In Cairo and Alexandria I enjoyed meeting the American and English missionaries,—among them my old Yale friend Dr. Henry Jessup, who has for so many years rendered admirable services at Beyrout; but the most noteworthy thing was a lecture which I heard from Dr. Grant, an eminent Presbyterian physician connected with the mission. It was on the subject of the Egyptian Trinities. The doctor explained them, as well as the Trimurtis of India, by expressing his belief that when the Almighty came down in the cool of the day to refresh himself by walking and talking with Adam in the garden of Eden, he revealed to the man he had made some of the great mysteries of the divine existence, and that these had "leaked out" to men who took them into other countries, and there taught them!

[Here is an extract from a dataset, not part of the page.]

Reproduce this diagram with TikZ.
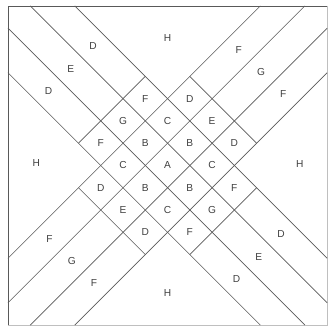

I also found at Cairo another especially interesting man of a very different sort, an Armenian, Mr. Nimr; and, on visiting him, was amazed to find in his library a large collection of English and French books, scientific and literary—among them the "New York Scientific Monthly" containing my own articles, which he had done me the honor to read. I found that he had been, at an earlier period, a professor at the college established by the American Protestant missionaries at Beyrout; but that he and several others who had come to adopt the Darwinian hypothesis were on that account turned out of their situations, and that he had taken refuge in Cairo where he was publishing, in Arabic, a daily newspaper a weekly literary magazine, and a monthly scientific journal. I was much struck by one remark of his—which was, that he was doing his best to promote the interests of Freemasonry in the East, as the only means of bringing Christians and Mohammedans together under the same roof for mutual help, with the feeling that they were children of the same God. He told me that the worst opposition he had met came from a very excellent Protestant missionary, who had publicly insisted that the God worshiped by the Mohammedans was not the God worshiped by Christians. This reminded me of a sermon which one of my friends heard in Strasburg Cathedral in which a priest, reproving his Catholic hearers for entering into any relations with Protestants, especially opposed the idea that they worshiped the same God, and insisted that the God of the Catholics and the God of the Protestants are two different beings.

Among the things which gave me a real enjoyment at this period, and aided to revive my interest in the world about me, was the Saracenic architecture of Cairo and its neighborhood. Nothing could be, in its way, more beautiful. I had never before realized how much beauty is obtainable under the limitations of Mohammedanism; the exquisite tracery and fretwork of the Saracenic period were a constant joy to me, and happily, as there had been no "restorers," everything remained as it had left the hands of the men of genius who created it.

In this older architecture a thousand things interested me; but the greatest effect was produced by the tombs at Beni Hassan, as showing the historical linking together of human ideas both in art and science—the development of one period out of another. Up to the time of my seeing them I had supposed that the Doric architecture of Greece, and especially the Doric column, was of Greek creation; now I saw the proof that it was evolved out of an earlier form upon the lower Nile, which had itself, doubtless, been developed out of forms yet earlier.

At one thing I was especially surprised. I found that, excellent as are our missionaries in those regions, their work has not at all been what those who send them have supposed. No Mohammedan converts are made. Indeed, should the good missionaries at Cairo wake up some fine morning in the spacious quarters for which they are so largely indebted to the late Khedive Ismail, and find that they had converted a Mohammedan, they would be filled with consternation. They would possibly be driven from the country. The real Mohammedan cannot be converted. There were, indeed, a few persons, here and there, claiming to be converted Jews or Mohammedans; but we were always warned against them, even by Christians, as far less trustworthy than those who were true to their original faith. Whatever good is done by the missionaries is done through their schools, to which come many children of the Copts, with perhaps a certain number of Mohammedans desirous of learning English; and the greatest of American missionary successes is doubtless Robert College at Constantinople, which has certainly done a very noble work among the more gifted young men of the Christian populations in the Turkish Empire.

Several times I attended service in the United Presbyterian church at Cairo, and found it hard, unattractive, and little likely to influence any considerable number of persons, whether Mohammedan or Christian. It was evident that the preachers, as a rule, were entirely out of the current of modern theological and religious thought, and that even the best and noblest of them represented ideas no longer held by their leading coreligionists in the countries from which they came.

After a stay of three months in Egypt, we left Alexandria for Athens, where I enjoyed, during a considerable stay, the advantages of the library at the American School of Archaeology, and the companionship of my friend Professor Waldstein, now of Cambridge University. Very delightful also were excursions with my old Yale companion, Walker Fearne, our minister in Greece, and his charming family, to the Acropolis, the Theater of Dionysus, the Bay of Salamis, Megara, and other places of interest. An especial advantage we had in the companionship of Professor Mahaffy of Trinity College, Dublin, whose comments on all these places were most suggestive.